Юноша икнул от ужаса, вытянулся под одеялом, словно для приветствия коронованной особы, и замолк. Шарц тяжко вздохнул.
— Доктор? — юноша смотрел на него так жалобно, что сердце переворачивалось.
— Ну? — выдохнул Шарц.
— Ты не врешь?
Жалобные глаза в пол-лица. Да заплачь же ты, черт тебя раздери, не то я сам заплачу!
— Господом нашим Иисусом Христом и Пресвятой Девой Марией клянусь! — жарко шепнул ему Шарц.
— Доктор! — шепнул юноша.
— Ну?
— Спасибо тебе!
— Спасибо скажешь, когда Большой Королевский Турнир выиграешь, — буркнул Шарц.

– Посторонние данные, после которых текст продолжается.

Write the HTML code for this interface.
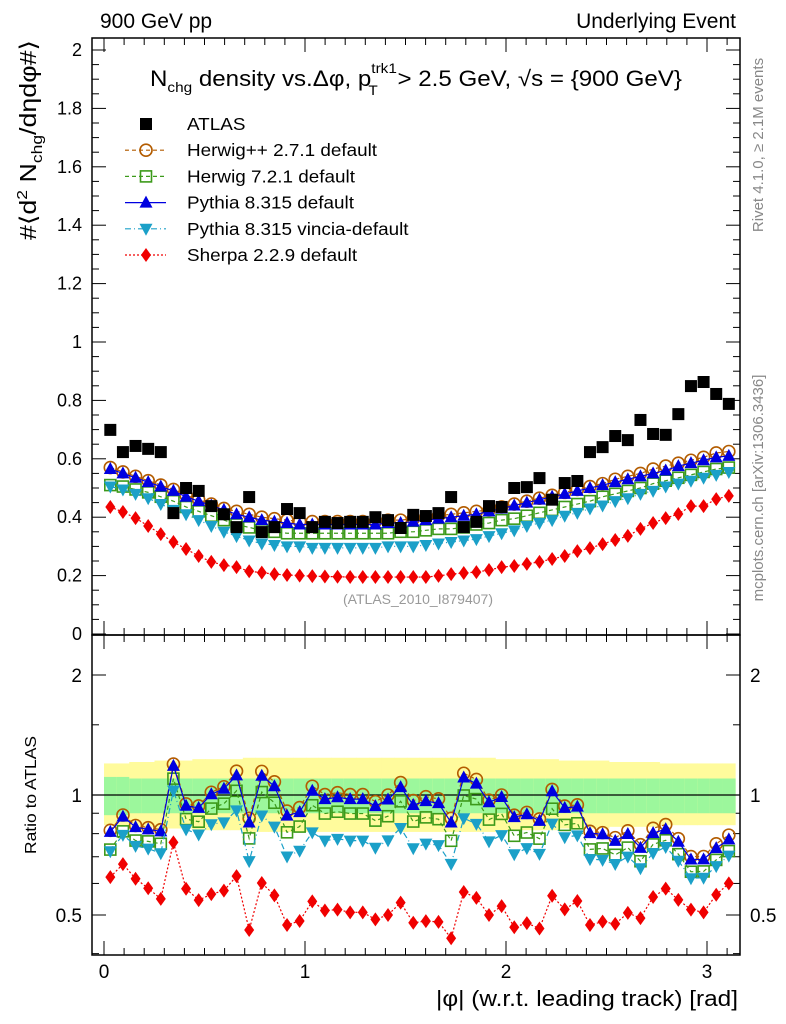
<!DOCTYPE html>
<html><head><meta charset="utf-8"><style>
body{margin:0;background:#fff;}
svg{display:block;font-family:"Liberation Sans",sans-serif;}
</style></head><body>
<svg id="chart" width="786" height="1024" viewBox="0 0 786 1024" xmlns="http://www.w3.org/2000/svg">
<text x="100" y="28" font-size="21">900 GeV pp</text>
<text x="736" y="28" font-size="21" text-anchor="end">Underlying Event</text>
<text transform="translate(763,145) rotate(-90)" font-size="15" fill="#888" text-anchor="middle">Rivet 4.1.0, ≥ 2.1M events</text>
<text transform="translate(763,488) rotate(-90)" font-size="15" fill="#888" text-anchor="middle">mcplots.cern.ch [arXiv:1306.3436]</text>
<text transform="translate(36,140) rotate(-90)" font-size="23" text-anchor="middle" textLength="200" lengthAdjust="spacingAndGlyphs">#⟨d<tspan font-size="15" dy="-9">2</tspan><tspan dy="9"> N</tspan><tspan font-size="15" dy="6">chg</tspan><tspan dy="-6">/dηdφ#⟩</tspan></text>
<text transform="translate(36,795) rotate(-90)" font-size="16" text-anchor="middle" textLength="118" lengthAdjust="spacingAndGlyphs">Ratio to ATLAS</text>
<text x="738" y="1006" font-size="22" text-anchor="end" textLength="302" lengthAdjust="spacingAndGlyphs">|φ| (w.r.t. leading track) [rad]</text>
<text x="150" y="86" font-size="22" textLength="532" lengthAdjust="spacingAndGlyphs">N<tspan font-size="14" dy="6">chg</tspan><tspan dy="-6"> density vs.Δφ, p</tspan><tspan font-size="14" dy="-13">trk1</tspan><tspan font-size="14" dx="-26" dy="22">T</tspan><tspan dx="18" dy="-9">&gt; 2.5 GeV, √s = {900 GeV}</tspan></text>
<text x="418" y="604" font-size="14" fill="#999" text-anchor="middle">(ATLAS_2010_I879407)</text>
<g id="main"></g><g id="ratio"></g><g id="legend"></g>
</svg>
<script>
const xCenters=[];for(let i=0;i<50;i++)xCenters.push(+(0.0314+i*0.0628).toFixed(4));
const atlas=[0.699,0.623,0.644,0.634,0.623,0.414,0.500,0.490,0.438,0.410,0.366,0.469,0.349,0.366,0.428,0.414,0.366,0.384,0.380,0.384,0.384,0.400,0.390,0.363,0.408,0.404,0.414,0.469,0.366,0.384,0.438,0.435,0.500,0.503,0.534,0.460,0.517,0.524,0.623,0.640,0.678,0.664,0.733,0.685,0.682,0.753,0.849,0.863,0.822,0.788];
const herwigpp=[0.57,0.555,0.54,0.525,0.51,0.495,0.475,0.46,0.445,0.43,0.42,0.41,0.40,0.395,0.39,0.385,0.385,0.385,0.385,0.385,0.385,0.385,0.39,0.39,0.395,0.40,0.405,0.41,0.415,0.42,0.425,0.435,0.445,0.455,0.465,0.475,0.485,0.495,0.505,0.515,0.53,0.54,0.55,0.565,0.575,0.585,0.595,0.605,0.62,0.625];
const pythia=[0.565,0.55,0.535,0.52,0.505,0.49,0.47,0.455,0.44,0.425,0.41,0.40,0.39,0.385,0.38,0.375,0.375,0.375,0.375,0.375,0.375,0.375,0.38,0.38,0.385,0.39,0.395,0.40,0.405,0.41,0.42,0.43,0.44,0.45,0.46,0.47,0.48,0.49,0.50,0.51,0.52,0.53,0.54,0.55,0.56,0.575,0.585,0.595,0.605,0.61];
const herwig7=[0.51,0.505,0.495,0.485,0.47,0.455,0.435,0.42,0.405,0.39,0.375,0.365,0.355,0.35,0.345,0.345,0.345,0.345,0.345,0.345,0.345,0.345,0.345,0.35,0.35,0.355,0.36,0.36,0.365,0.375,0.38,0.39,0.395,0.405,0.415,0.425,0.435,0.445,0.455,0.47,0.48,0.49,0.50,0.515,0.525,0.535,0.545,0.555,0.565,0.57];
const vincia=[0.505,0.495,0.48,0.465,0.445,0.425,0.41,0.39,0.37,0.35,0.335,0.32,0.31,0.305,0.30,0.30,0.295,0.295,0.295,0.295,0.295,0.295,0.30,0.30,0.30,0.305,0.31,0.315,0.32,0.325,0.335,0.345,0.355,0.37,0.38,0.39,0.405,0.415,0.43,0.44,0.455,0.465,0.48,0.49,0.505,0.515,0.525,0.535,0.545,0.555];
const sherpa=[0.435,0.418,0.397,0.370,0.342,0.315,0.291,0.267,0.247,0.236,0.229,0.215,0.21,0.205,0.202,0.2,0.198,0.197,0.196,0.195,0.195,0.195,0.195,0.195,0.195,0.195,0.199,0.205,0.209,0.212,0.219,0.229,0.233,0.24,0.247,0.257,0.267,0.284,0.294,0.308,0.322,0.336,0.36,0.38,0.397,0.411,0.438,0.438,0.462,0.473];
const statErr=[0.11,0.11,0.10,0.10,0.10,0.10,0.10,0.10,0.10,0.10,0.10,0.10,0.10,0.10,0.10,0.10,0.10,0.10,0.10,0.10,0.10,0.10,0.10,0.10,0.10,0.10,0.10,0.10,0.10,0.10,0.10,0.10,0.10,0.10,0.10,0.10,0.10,0.10,0.10,0.10,0.10,0.10,0.10,0.10,0.10,0.10,0.10,0.10,0.10,0.10];
const totErr=[0.20,0.20,0.21,0.21,0.22,0.22,0.22,0.23,0.23,0.23,0.23,0.24,0.24,0.24,0.24,0.24,0.24,0.24,0.24,0.24,0.24,0.24,0.24,0.24,0.24,0.24,0.24,0.24,0.24,0.24,0.24,0.23,0.23,0.23,0.23,0.23,0.22,0.22,0.22,0.22,0.21,0.21,0.21,0.21,0.20,0.20,0.20,0.20,0.20,0.20];
const yTicks=["0","0.2","0.4","0.6","0.8","1","1.2","1.4","1.6","1.8","2"];
const xTicks=["0","1","2","3"];
const rTicks=["0.5","1","2"];

const NS="http://www.w3.org/2000/svg";
const L=92,R=740,T=38,MB=635,RB=955;
const X=v=>104+v*201;
const Y=v=>634-v*292;
const YR=r=>795-Math.log2(r)*120;
function mk(tag,at,parent){const e=document.createElementNS(NS,tag);for(const k in at)e.setAttribute(k,at[k]);parent.appendChild(e);return e;}
const main=document.getElementById('main'),ratio=document.getElementById('ratio'),leg=document.getElementById('legend');

for(let i=0;i<50;i++){
  const x0=X(xCenters[i]-0.0314),w=201*0.0628+0.5;
  const a=mk('rect',{x:x0,y:YR(1+totErr[i]),width:w,height:YR(1-totErr[i]*0.8)-YR(1+totErr[i]),fill:'#fffb9c'},ratio);
  
  
  const b=mk('rect',{x:x0,y:YR(1+statErr[i]),width:w,height:YR(1-statErr[i])-YR(1+statErr[i]),fill:'#9cf79c'},ratio);
  
  
}
const one=mk('line',{x1:L,x2:R,y1:YR(1),y2:YR(1),stroke:'#000','stroke-width':1.2},ratio);



for(const [y0,y1,nm] of [[T,MB,'main-frame'],[MB,RB,'ratio-frame']]){
  const f=mk('rect',{x:L,y:y0,width:R-L,height:y1-y0,fill:'none',stroke:'#000','stroke-width':1.5},main);
  
  
}
for(let k=0;k<=40;k++){const v=k*0.05,y=Y(v);if(y<T)continue;const len=k%4==0?14:7;
  mk('line',{x1:L,x2:L+len,y1:y,y2:y,stroke:'#000'},main);mk('line',{x1:R,x2:R-len,y1:y,y2:y,stroke:'#000'},main);}
yTicks.forEach(t=>{const tx=mk('text',{x:82,y:Y(+t)+6,'font-size':18,'text-anchor':'end'},main);tx.textContent=t;
  
  });
[0.4,0.5,0.6,0.7,0.8,0.9,1,1.5,2].forEach(r=>{const y=YR(r);const len=(r==0.5||r==1||r==2)?14:7;
  mk('line',{x1:L,x2:L+len,y1:y,y2:y,stroke:'#000'},main);mk('line',{x1:R,x2:R-len,y1:y,y2:y,stroke:'#000'},main);});
rTicks.forEach(t=>{for(const [x,a] of [[82,'end'],[750,'start']]){const tx=mk('text',{x:x,y:YR(+t)+7,'font-size':19,'text-anchor':a},main);tx.textContent=t;
  
  }});
for(let k=0;k<=31;k++){const x=X(k*0.1);const len=k%10==0?14:7;
  for(const [yb,d] of [[T,1],[MB,-1],[MB,1],[RB,-1]])mk('line',{x1:x,x2:x,y1:yb,y2:yb+d*len,stroke:'#000'},main);}
xTicks.forEach(t=>{const tx=mk('text',{x:X(+t),y:978,'font-size':19,'text-anchor':'middle'},main);tx.textContent=t;
  
  });

function marker(g,type,x,y,col){
  if(type=='sq')return mk('rect',{x:x-6,y:y-6,width:12,height:12,fill:col},g);
  if(type=='circ')return mk('circle',{cx:x,cy:y,r:6,fill:'none',stroke:col,'stroke-width':1.6},g);
  if(type=='osq')return mk('rect',{x:x-5.5,y:y-5.5,width:11,height:11,fill:'none',stroke:col,'stroke-width':1.6},g);
  if(type=='tu')return mk('polygon',{points:`${x},${y-7} ${x-6.5},${y+5} ${x+6.5},${y+5}`,fill:col},g);
  if(type=='td')return mk('polygon',{points:`${x},${y+7} ${x-6.5},${y-5} ${x+6.5},${y-5}`,fill:col},g);
  if(type=='dia')return mk('polygon',{points:`${x},${y-7} ${x-5},${y} ${x},${y+7} ${x+5},${y}`,fill:col},g);
}
const series=[
 {n:'herwigpp',d:herwigpp,c:'#b35c00',m:'circ',dash:'4,3',label:'Herwig++ 2.7.1 default'},
 {n:'herwig7',d:herwig7,c:'#3c9a1a',m:'osq',dash:'4,3',label:'Herwig 7.2.1 default'},
 {n:'pythia',d:pythia,c:'#0000e0',m:'tu',dash:'',label:'Pythia 8.315 default'},
 {n:'vincia',d:vincia,c:'#1ba0c8',m:'td',dash:'6,3,1,3',label:'Pythia 8.315 vincia-default'},
 {n:'sherpa',d:sherpa,c:'#f00000',m:'dia',dash:'2,2',label:'Sherpa 2.2.9 default'}];
series.forEach(s=>{
  for(const [g,f,nm] of [[main,(v,i)=>Y(v),'main'],[ratio,(v,i)=>YR(v/atlas[i]),'ratio']]){
    const pts=s.d.map((v,i)=>X(xCenters[i])+','+f(v,i)).join(' ');
    const pl=mk('polyline',{points:pts,fill:'none',stroke:s.c,'stroke-width':1.2,'stroke-dasharray':s.dash},g);
    
    
    s.d.forEach((v,i)=>{const m=marker(g,s.m,X(xCenters[i]),f(v,i),s.c);
      
      });
  }
});
atlas.forEach((v,i)=>{const m=marker(main,'sq',X(xCenters[i]),Y(v),'#000');
  
  });
const rows=[{m:'sq',c:'#000',dash:null,label:'ATLAS',n:'atlas'}].concat(series);
rows.forEach((s,k)=>{const y=124+k*26.2;
  const g=mk('g',{},leg);
  
  
  if(s.dash!==null&&s.dash!==undefined)mk('line',{x1:125,x2:166,y1:y,y2:y,stroke:s.c,'stroke-width':1.2,'stroke-dasharray':s.dash},g);
  marker(g,s.m,146,y,s.c);
  const t=mk('text',{x:187,y:y+6,'font-size':17.5,transform:`translate(187,0) scale(1.08,1) translate(-187,0)`},g);t.textContent=s.label;});
</script>
</body></html>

— А на коне можно и без ноги сидеть, — тихо прибавил герцог, все это время молча простоявший рядом.
И тут юноша наконец разрыдался.
Бросившийся к нему Шарц обнял его, как что-то самое дорогое, прижал к сердцу и почувствовал предательскую влагу на щеках.
Когда рыдания стихли, он осторожно уложил своего пациента и, напоив его вином с маковыми зернами, кликнул сиделку.
— Вам сейчас нужно уснуть, — строго сказал он ему. — Обязательно уснуть и как следует выспаться. Ваша битва начнется прямо сейчас. Вы не просто закрываете глаза — вы опускаете забрало. Вашим первым сражением будет ваша болезнь. Первый враг, которого предстоит победить, — это ваше отчаяние. Потом вам предстоит учиться ходить — подвиг, достойный дюжины побед на турнирах. Потом вы сядете в седло. Вам все будет даваться трудней, чем прочим, но вы не смеете отступать. Каждый следующий шаг будет битвой, сражением. Когда вы наконец выиграете Большой Королевский Турнир, вы сами удивитесь… — Голос Шарца становился все мягче и монотоннее, тише и незаметнее, он еще не закончил, когда его пациент уснул.